The users of an AV then aren't limited by their humanity, they include the wildlife that strays into oncoming traffic, and people pets, both as they're being walked, and during escape attempts.
Self-driving cars could be massively successful if a slight few things were changed about their operations.
- Design and engineering needs to account for the safety of all things around the vehicle
- Standards for detection of personnel should be resolved with the same care given to compliance with the Americans with Disabilities Act (ADA)
- Public education for operating safely around AVs for any user, including riders or responding emergency personnel, must be increased
- Clear outward indicators of operating status must be developed and standardized. How can I make eye contact and be waved across without a driver to look at?
- Care and attention should be given to attempt grade separation between types of traffic
- Large intersections or points-of-interest (POIs) should have defined vehicle traffic and stationing areas
- Way finding and route planning needs to be simplified, centralized, and negotiated
- Restricting autonomous vehicles to a few thoroughfares or routes may make circulation more predictable
- Traffic control and oversight needs to be more pervasive and distributed
- Trips should be overseen by multiple layers of monitoring and security, including human-in-the-loop
- Intersections, movement, and trip planning should be negotiated with other vehicles, infrastructure, and traffic across every step of the route
- Communication and data gathering needs robust standardization
- Adopt and require SAE J2945/1/a & SAE J2735
As usual, don't hold your breath on US regulators making any sort of meaningful contribution.
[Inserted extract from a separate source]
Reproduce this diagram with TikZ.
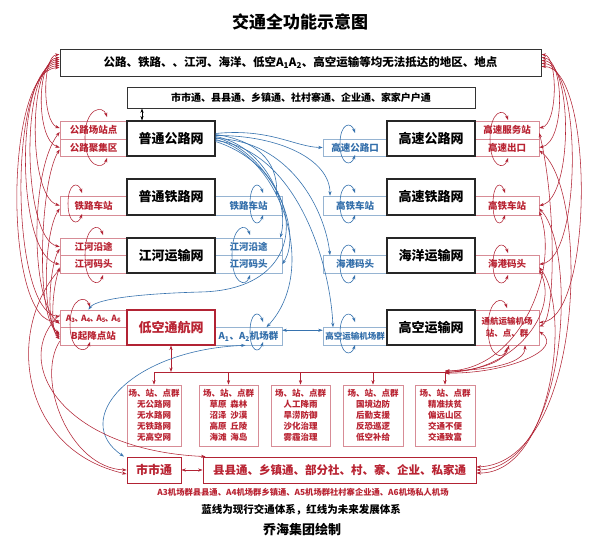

The last serious coordination between the White House, NHSTA, and the DOT was some useless signaling in the Trump era.
There are plenty of recent release about the Biden-Harris administration's infrastructure package making money available for road-safety efforts, and transit-oriented development, nothing to assuage any fears the US will make no progress on exploiting its roads and peoples any less that is currently is, or always has.